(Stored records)
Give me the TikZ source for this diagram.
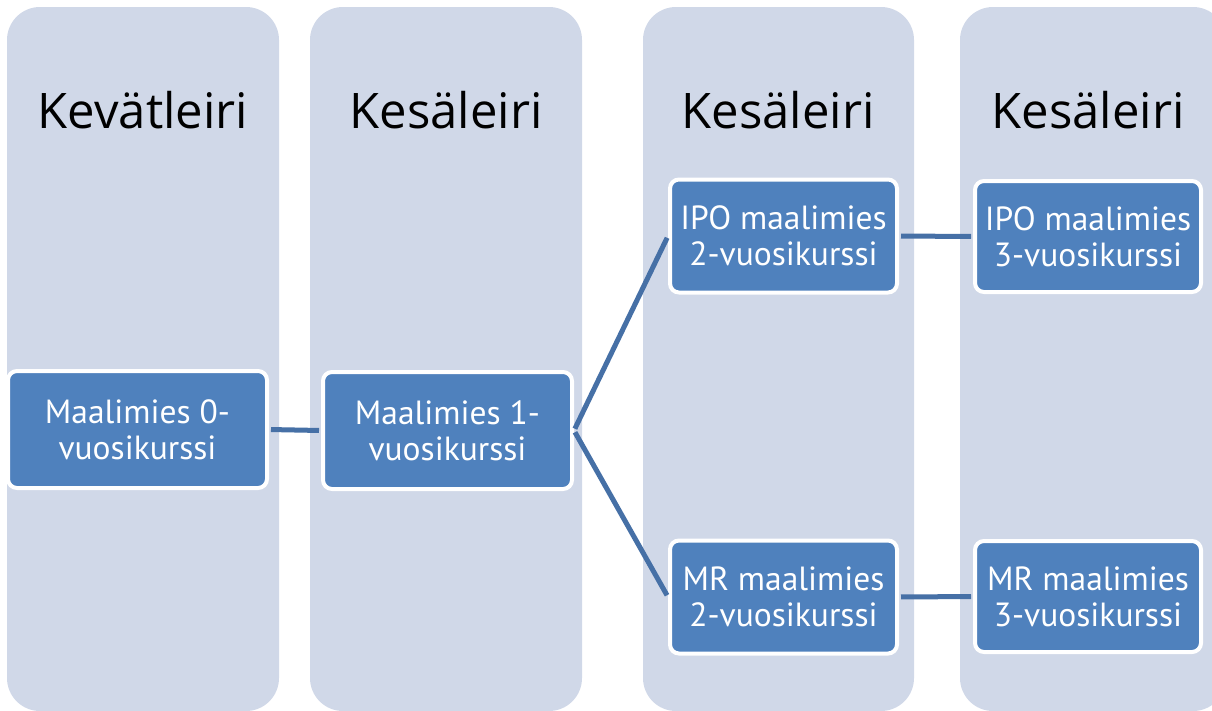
\documentclass[tikz,border=0pt]{standalone}
\usepackage{fontspec}
\setmainfont{PT Sans}
\newfontfamily\headfont{Open Sans}
\definecolor{colbg}{HTML}{D0D8E8}
\definecolor{boxbg}{HTML}{4F81BD}
\definecolor{linec}{HTML}{4670A6}
\begin{document}
\begin{tikzpicture}[x=1pt,y=-1pt,
  column/.style={fill=colbg, draw=none, rounded corners=33pt},
  heading/.style={font=\headfont\fontsize{49}{56}\selectfont, text=black, inner sep=0pt, anchor=base},
  stage/.style={fill=boxbg, draw=white, line width=4pt, rounded corners=9pt, text=white,
     font=\fontsize{33.5}{36}\selectfont, align=center, inner sep=0pt},
  link/.style={draw=linec, line width=5pt, shorten <=2pt, shorten >=2pt}]
\useasboundingbox (0,0) rectangle (1212,710);
\fill[white] (0,0) rectangle (1212,710);
\path[column] (7,7) rectangle (279,711);
\path[column] (310,7) rectangle (582,711);
\path[column] (643,7) rectangle (914,711);
\path[column] (960,7) rectangle (1226,711);
\node[heading] (h1) at (143,128) {Kevätleiri};
\node[heading] (h2) at (446,128) {Kesäleiri};
\node[heading] (h3) at (778,128) {Kesäleiri};
\node[heading] (h4) at (1088,128) {Kesäleiri};
\node[stage, minimum width=259pt, minimum height=117pt] (a) at (137.5,429.5) {Maalimies 0-\\vuosikurssi};
\node[stage, minimum width=249pt, minimum height=117pt] (b) at (447.5,430.5) {Maalimies 1-\\vuosikurssi};
\node[stage, minimum width=227pt, minimum height=113pt] (c) at (783.5,236) {IPO maalimies\\2-vuosikurssi};
\node[stage, minimum width=226pt, minimum height=111pt] (d) at (1088,236.5) {IPO maalimies\\3-vuosikurssi};
\node[stage, minimum width=227pt, minimum height=113pt] (e) at (783.5,597) {MR maalimies\\2-vuosikurssi};
\node[stage, minimum width=226pt, minimum height=111pt] (f) at (1088,596.5) {MR maalimies\\3-vuosikurssi};
\draw[link] (a.east) -- (b.west);
\draw[link] (b.east) -- (c.west);
\draw[link] (b.east) -- (e.west);
\draw[link] (c.east) -- (d.west);
\draw[link] (e.east) -- (f.west);
\end{tikzpicture}
\end{document}
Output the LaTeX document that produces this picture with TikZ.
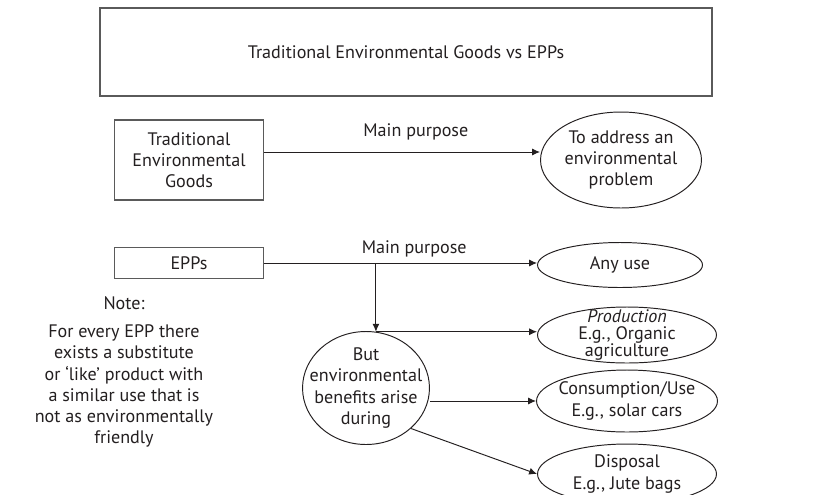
\documentclass[tikz,border=0pt]{standalone}
\usepackage{fontspec}
\setmainfont{PT Sans}
\usetikzlibrary{shapes.geometric,arrows.meta,positioning}
\definecolor{ink}{HTML}{231F20}
\definecolor{rim}{HTML}{5A5A5A}
\tikzset{
  box/.style={draw=rim,line width=0.7pt,align=center,inner sep=2pt},
  oval/.style={ellipse,draw=ink,line width=0.55pt,align=center,inner sep=0pt},
  arr/.style={-{Latex[length=4.5pt,width=4pt]},draw=ink,line width=0.55pt}
}

\begin{document}
\begin{tikzpicture}[x=0.02cm,y=-0.02cm,font=\fontsize{10.3}{12}\selectfont,text=ink]
\useasboundingbox (0,0) rectangle (814,494);
% heading
\node[box,line width=0.9pt,minimum width=12.24cm,minimum height=1.76cm] (title) at (406,52) {Traditional Environmental Goods vs EPPs};
% traditional goods
\node[box,minimum width=2.98cm,minimum height=1.6cm] (trad) at (189,160) {Traditional\\Environmental\\Goods};
\node[oval,minimum width=3.22cm,minimum height=1.92cm] (goal) at (621,160) {To address an\\environmental\\problem};
\draw[arr] ([yshift=0.16cm]trad.east) -- node[above=3pt,pos=0.55] (lab1) {Main purpose} ([yshift=0.16cm]trad.east -| goal.west);
% EPPs
\node[box,minimum width=2.98cm,minimum height=0.62cm] (epps) at (189,263) {EPPs};
\node[oval,minimum width=3.3cm,minimum height=0.9cm] (anyuse) at (620,265) {Any use};
\draw[arr] (epps.east) -- node[above=0pt,pos=0.55] (lab2) {Main purpose} (epps.east -| anyuse.west);
\node[oval,inner xsep=-6.5pt,minimum width=2.24cm,minimum height=2.26cm] (benefit) at (366,388) {But\\environmental\\benefits arise\\during};
\coordinate (split) at (benefit.80 |- epps.east);
\draw[arr] (split) -- (benefit.80);
% life cycle stages
\node[oval,inner ysep=-3.1pt,minimum width=3.58cm,minimum height=1.12cm,font=\fontsize{10.3}{9.6}\selectfont] (prod) at (627,335) {\textit{Production}\\E.g., Organic\\agriculture};
\node[oval,inner xsep=-2.5pt,minimum width=3.58cm,minimum height=1.24cm] (cons) at (627,401) {Consumption/Use\\E.g., solar cars};
\node[oval,minimum width=3.58cm,minimum height=1.2cm] (disp) at (627,474) {Disposal\\E.g., Jute bags};
\draw[arr] (benefit.80) -- (benefit.80 -| prod.west);
\draw[arr] (benefit.east |- cons.west) -- (cons.west);
\draw[arr] (benefit.-42) -- (disp.west);
% note
\node (note) at (124,303) {Note:};
\node[align=center] (notetext) at (124,386) {For every EPP there\\exists a substitute\\or ‘like’ product with\\a similar use that is\\not as environmentally\\friendly};
\end{tikzpicture}
\end{document}
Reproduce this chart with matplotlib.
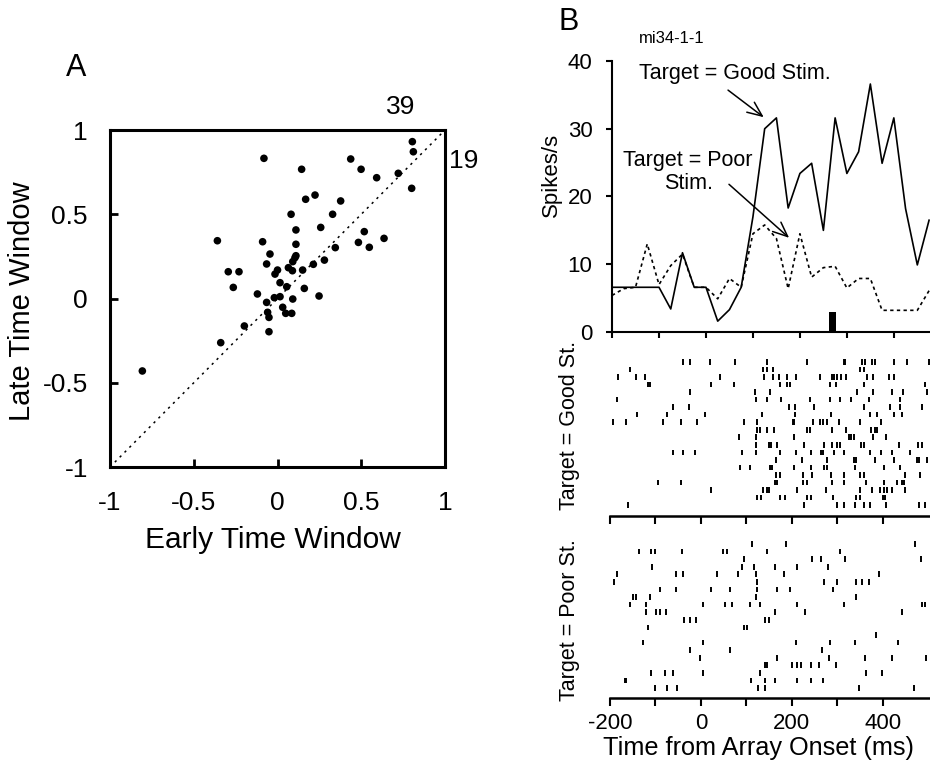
import matplotlib.pyplot as plt

plt.rcParams['font.family'] = ['Liberation Sans', 'DejaVu Sans']

# ---- panel A: early vs late window values (one dot per cell)
early = [0.805, 0.811, -0.081, 0.437, 0.144, 0.499, 0.592, 0.721, 0.801, 0.168,
         0.224, 0.377, 0.081, 0.329, 0.110, 0.258, -0.359, -0.089, 0.518, 0.483,
         0.548, 0.636, 0.110, 0.345, -0.045, 0.110, 0.104, 0.091, 0.280, -0.065,
         0.214, -0.294, -0.230, 0.000, -0.015, 0.065, 0.089, 0.150, -0.264, 0.015,
         0.055, 0.160, -0.120, -0.019, 0.015, 0.091, -0.065, 0.248, 0.031, -0.059,
         0.049, 0.085, -0.051, -0.198, -0.051, -0.339, -0.807]
late = [0.931, 0.871, 0.832, 0.828, 0.767, 0.767, 0.717, 0.743, 0.654, 0.589,
        0.614, 0.579, 0.500, 0.500, 0.407, 0.422, 0.343, 0.337, 0.397, 0.333,
        0.304, 0.357, 0.322, 0.302, 0.264, 0.254, 0.242, 0.219, 0.228, 0.205,
        0.203, 0.159, 0.159, 0.169, 0.145, 0.183, 0.165, 0.169, 0.066, 0.094,
        0.070, 0.060, 0.027, 0.005, 0.011, -0.003, -0.023, 0.015, -0.052, -0.082,
        -0.088, -0.088, -0.112, -0.163, -0.197, -0.262, -0.430]
n_above = '39'
n_below = '19'

# ---- panel B: spike density (25 ms bins)
bin_ms = [-200, -175, -150, -125, -100, -75, -50, -25, 0, 25, 50, 75, 100, 125,
          150, 175, 200, 225, 250, 275, 300, 325, 350, 375, 400, 425, 450, 475]
rate_good = [6.6, 6.6, 6.6, 6.6, 6.6, 3.4, 11.7, 6.6, 6.6, 1.6, 3.3, 6.6, 17.0, 30.0,
             31.6, 18.3, 23.4, 24.9, 15.0, 31.6, 23.4, 26.6, 36.6, 24.9, 31.6, 18.2, 9.9, 16.5]
rate_poor = [5.4, 6.4, 6.6, 13.0, 7.0, 9.8, 11.5, 6.6, 6.6, 4.9, 7.9, 6.6, 14.5, 15.8,
             13.8, 6.4, 14.5, 8.1, 9.5, 9.7, 6.5, 7.9, 7.9, 3.2, 3.2, 3.2, 3.2, 6.1]
sacc_ms = 270
sacc_h = 3

# spike times (ms), one list per trial, top row first
good_trials = [
    [-39, -25, 20, 75, 145, 234, 314, 317, 354, 361, 376, 383, 425, 454, 501],
    [-156, 136, 145, 158, 350, 358],
    [-182, -143, -123, 41, 138, 158, 171, 189, 209, 261, 288, 292, 299, 308, 319, 365, 378, 413, 424],
    [-117, -113, 22, 73, 173, 189, 196, 284, 297, 358, 493],
    [-24, 119, 152, 343, 378, 420, 444, 497],
    [-185, 121, 145, 176, 240, 284, 306, 330, 369, 437],
    [-61, -26, 194, 207, 248, 358, 415, 438, 487],
    [-141, -74, 9, 135, 207, 286, 372, 388, 424, 442],
    [-194, -165, -84, -44, -8, 95, 124, 202, 205, 246, 261, 268, 278, 303, 349, 396],
    [124, 129, 146, 160, 233, 240, 288, 319, 374, 383, 387],
    [84, 121, 204, 326, 330, 336, 378, 408],
    [121, 150, 154, 167, 226, 270, 288, 299, 306, 352, 359, 435, 477, 486],
    [-61, -39, -13, 91, 121, 173, 209, 242, 264, 268, 292, 314, 371, 396, 420, 459],
    [165, 222, 278, 337, 341, 383, 425, 475, 479, 497],
    [86, 108, 152, 157, 204, 242, 270, 277, 339, 402, 438],
    [165, 173, 224, 244, 286, 314, 349, 358, 449, 482],
    [-94, -44, 163, 168, 224, 234, 289, 314, 363, 402, 432, 442, 446],
    [22, 136, 145, 149, 211, 275, 349, 376, 394, 403, 409, 420, 449],
    [124, 132, 173, 185, 233, 242, 290, 341, 349, 400, 405],
    [-161, 226, 299, 314, 338, 359, 372, 408, 479, 493],
]
poor_trials = [
    [112, 187, 471],
    [-136, -110, -102, -42, 48, 57, 145, 305],
    [94, 244, 264, 317, 485],
    [-107, 91, 116, 163, 212, 279],
    [-185, -55, -40, 35, 81, 121, 182, 391],
    [-191, 124, 270, 299, 341, 354, 369],
    [-91, -55, 22, 63, 124, 168, 196, 290],
    [-149, -143, -112, 121, 341],
    [-156, -121, 4, 52, 68, 108, 130, 211, 315, 486, 493],
    [-121, -99, -91, -77, 162, 228, 443],
    [-37, -25, -11, 141, 149],
    [-116, 95, 101],
    [386],
    [-127, 4, 209, 283, 338, 433],
    [-24, 63, 266],
    [-3, 168, 282, 360, 421, 495],
    [141, 145, 201, 212, 220, 242, 259, 297],
    [-110, -80, -61, 5, 130, 363, 399],
    [-168, -165, 110, 141, 162, 211, 242, 268],
    [-101, -74, -53, 126, 141, 348, 468],
]

fig = plt.figure(figsize=(9.3, 7.68), dpi=100)

#%% panel A
axA = fig.add_axes([0.1183, 0.3919, 0.3602, 0.4388])
axA.plot([-1, 1], [-1, 1], color='k', lw=1.1, ls=(0, (1.5, 3)))
axA.scatter(early, late, s=30, color='k', edgecolors='none', zorder=3)
axA.set_xlim(-1, 1)
axA.set_ylim(-1, 1)
ticks = [-1, -0.5, 0, 0.5, 1]
labs = ['-1', '-0.5', '0', '0.5', '1']
axA.set_xticks(ticks, labs)
axA.set_yticks(ticks, labs)
for s in axA.spines.values():
    s.set_linewidth(2.2)
axA.tick_params(direction='in', length=6, width=2, labelsize=19)
axA.tick_params(axis='x', pad=17)
axA.tick_params(axis='y', pad=16)
axA.text(0.869, 1.068, n_above, transform=axA.transAxes, fontsize=19, ha='center', va='center')
axA.text(1.057, 0.908, n_below, transform=axA.transAxes, fontsize=19, ha='center', va='center')
fig.text(0.2935, 0.3151, 'Early Time Window', fontsize=21.5, ha='center', va='top')
fig.text(0.0237, 0.608, 'Late Time Window', fontsize=21, rotation=90, ha='center', va='center')
fig.text(0.0817, 0.9115, 'A', fontsize=22, ha='center', va='center')

#%% panel B, PSTH
axP = fig.add_axes([0.6581, 0.5677, 0.3419, 0.3529])
axP.plot(bin_ms, rate_good, color='k', lw=1.2)
axP.plot(bin_ms, rate_poor, color='k', lw=1.2, ls=(0, (2, 2)))
axP.bar(sacc_ms, sacc_h, width=15, color='k')
axP.set_xlim(-200, 477)
axP.set_ylim(0, 40)
axP.set_xticks(range(-200, 500, 100))
axP.set_xticklabels([])
axP.set_yticks([0, 10, 20, 30, 40])
axP.spines['top'].set_visible(False)
axP.spines['right'].set_visible(False)
for s in ['left', 'bottom']:
    axP.spines[s].set_linewidth(1.5)
axP.tick_params(direction='out', width=1.5, labelsize=16)
axP.tick_params(axis='y', length=4, pad=10)
axP.tick_params(axis='x', length=6)

axP.text(62, 38.1, 'Target = Good Stim.', fontsize=15.5, ha='center', va='center')
axP.annotate('', xy=(123, 31.7), xytext=(47, 35.7),
             arrowprops=dict(arrowstyle='->,head_length=0.7,head_width=0.3', color='k', lw=1.1,
                             mutation_scale=15, shrinkA=0, shrinkB=0))
axP.text(-38, 23.6, 'Target = Poor\nStim.', fontsize=15.5, ha='center', va='center', linespacing=1.15)
axP.annotate('', xy=(177, 13.9), xytext=(49, 21.8),
             arrowprops=dict(arrowstyle='->,head_length=0.7,head_width=0.3', color='k', lw=1.1,
                             mutation_scale=15, shrinkA=0, shrinkB=0))

fig.text(0.6118, 0.9714, 'B', fontsize=22, ha='center', va='center')
fig.text(0.7226, 0.9505, 'mi34-1-1', fontsize=12, ha='center', va='center')
fig.text(0.5935, 0.7721, 'Spikes/s', fontsize=16, rotation=90, ha='center', va='center')

#%% rasters
def raster(ax, trials, ylo, yhi):
    n = len(trials)
    for i, tr in enumerate(trials):
        y = n - i
        ax.vlines(tr, y - 0.37, y + 0.37, color='k', lw=1.4)
    ax.set_xlim(-200, 504)
    ax.set_ylim(ylo, yhi)
    ax.set_yticks([])
    ax.set_xticks(range(-200, 500, 100))
    for s in ['top', 'right', 'left']:
        ax.spines[s].set_visible(False)
    ax.spines['bottom'].set_linewidth(1.8)
    ax.tick_params(axis='x', direction='out', length=6, width=1.5, labelsize=16, pad=5)

axG = fig.add_axes([0.6559, 0.3281, 0.3441, 0.2318])
raster(axG, good_trials, -0.46, 23.19)
axG.set_xticklabels([])

axQ = fig.add_axes([0.6559, 0.0911, 0.3441, 0.2253])
raster(axQ, poor_trials, -0.32, 22.5)
axQ.set_xticklabels(['-200', '', '0', '', '200', '', '400'])

fig.text(0.6129, 0.4466, 'Target = Good St.', fontsize=15.5, rotation=90, ha='center', va='center')
fig.text(0.6129, 0.1927, 'Target = Poor St.', fontsize=15.5, rotation=90, ha='center', va='center')
fig.text(0.816, 0.026, 'Time from Array Onset (ms)', fontsize=18.2, ha='center', va='center')

fig.savefig('out.png', dpi=100)
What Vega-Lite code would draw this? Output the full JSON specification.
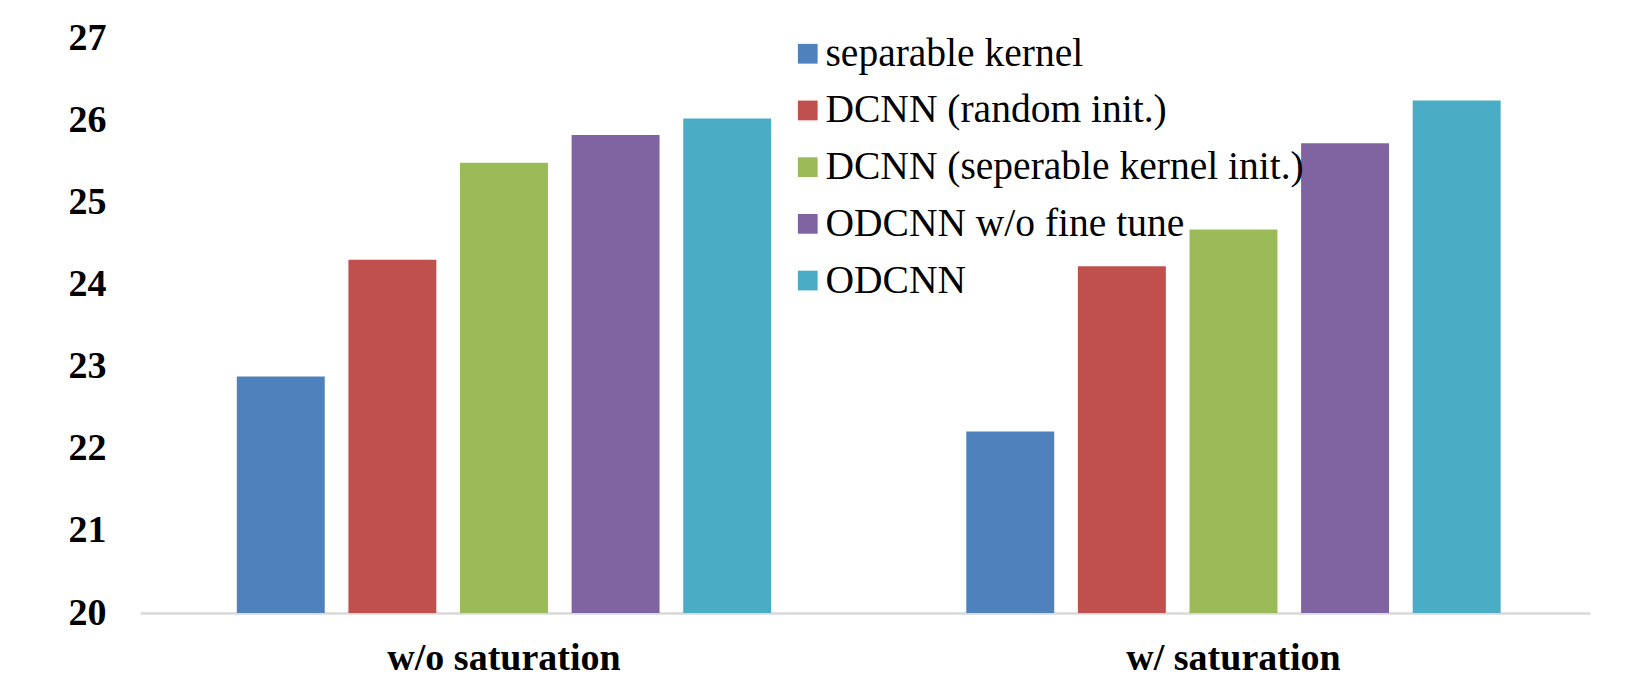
{
  "$schema": "https://vega.github.io/schema/vega-lite/v6.json",
  "autosize": {"type": "none"},
  "width": 1450,
  "height": 575,
  "padding": {"left": 140, "top": 38, "right": 36, "bottom": 65},
  "background": "white",
  "data": {
    "values": [
      {"condition": "w/o saturation", "method": "separable kernel", "value": 22.88},
      {"condition": "w/o saturation", "method": "DCNN (random init.)", "value": 24.30},
      {"condition": "w/o saturation", "method": "DCNN (seperable kernel init.)", "value": 25.48},
      {"condition": "w/o saturation", "method": "ODCNN w/o fine tune", "value": 25.82},
      {"condition": "w/o saturation", "method": "ODCNN", "value": 26.02},
      {"condition": "w/ saturation", "method": "separable kernel", "value": 22.21},
      {"condition": "w/ saturation", "method": "DCNN (random init.)", "value": 24.22},
      {"condition": "w/ saturation", "method": "DCNN (seperable kernel init.)", "value": 24.67},
      {"condition": "w/ saturation", "method": "ODCNN w/o fine tune", "value": 25.72},
      {"condition": "w/ saturation", "method": "ODCNN", "value": 26.24}
    ]
  },
  "mark": {"type": "bar", "strokeWidth": 0},
  "encoding": {
    "x": {
      "field": "condition",
      "type": "nominal",
      "sort": ["w/o saturation", "w/ saturation"],
      "scale": {"paddingInner": 0.2675, "paddingOuter": 0.1276, "align": 0.52},
      "axis": {
        "title": null,
        "labelAngle": 0,
        "ticks": false,
        "tickSize": 0,
        "labelPadding": 26,
        "labelLimit": 1000,
        "labelFont": "Liberation Serif",
        "labelFontWeight": "bold",
        "labelFontSize": 38,
        "labelColor": "#000000",
        "domainColor": "#d9d9d9",
        "domainWidth": 2.5
      }
    },
    "xOffset": {
      "field": "method",
      "type": "nominal",
      "sort": ["separable kernel", "DCNN (random init.)", "DCNN (seperable kernel init.)", "ODCNN w/o fine tune", "ODCNN"],
      "scale": {"paddingInner": 0.212, "paddingOuter": 0}
    },
    "y": {
      "field": "value",
      "type": "quantitative",
      "scale": {"domain": [20, 27], "nice": false, "zero": false},
      "axis": {
        "title": null,
        "values": [20, 21, 22, 23, 24, 25, 26, 27],
        "grid": false,
        "domain": false,
        "ticks": false,
        "tickSize": 0,
        "labelPadding": 34,
        "labelFont": "Liberation Serif",
        "labelFontWeight": "bold",
        "labelFontSize": 38,
        "labelColor": "#000000"
      }
    },
    "y2": {"datum": 20},
    "color": {
      "field": "method",
      "type": "nominal",
      "scale": {
        "domain": ["separable kernel", "DCNN (random init.)", "DCNN (seperable kernel init.)", "ODCNN w/o fine tune", "ODCNN"],
        "range": ["#4f81bd", "#c0504d", "#9bbb59", "#8064a2", "#4bacc6"]
      },
      "legend": {
        "title": null,
        "orient": "none",
        "legendX": 648,
        "legendY": -4,
        "padding": 0,
        "symbolType": "square",
        "symbolSize": 390,
        "symbolStrokeWidth": 0,
        "labelFont": "Liberation Serif",
        "labelFontSize": 39.5,
        "labelColor": "#000000",
        "labelOffset": -2,
        "rowPadding": 15.7,
        "labelLimit": 1000
      }
    }
  },
  "config": {"view": {"stroke": null}}
}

▶ _Your task_
Using the entries above, return each line in which the word "that" occurs.

▶ _Correct result_
Output the LaTeX document that produces this picture with TikZ.
\node[align=center] (notetext) at (124,386) {For every EPP there\\exists a substitute\\or ‘like’ product with\\a similar use that is\\not as environmentally\\friendly};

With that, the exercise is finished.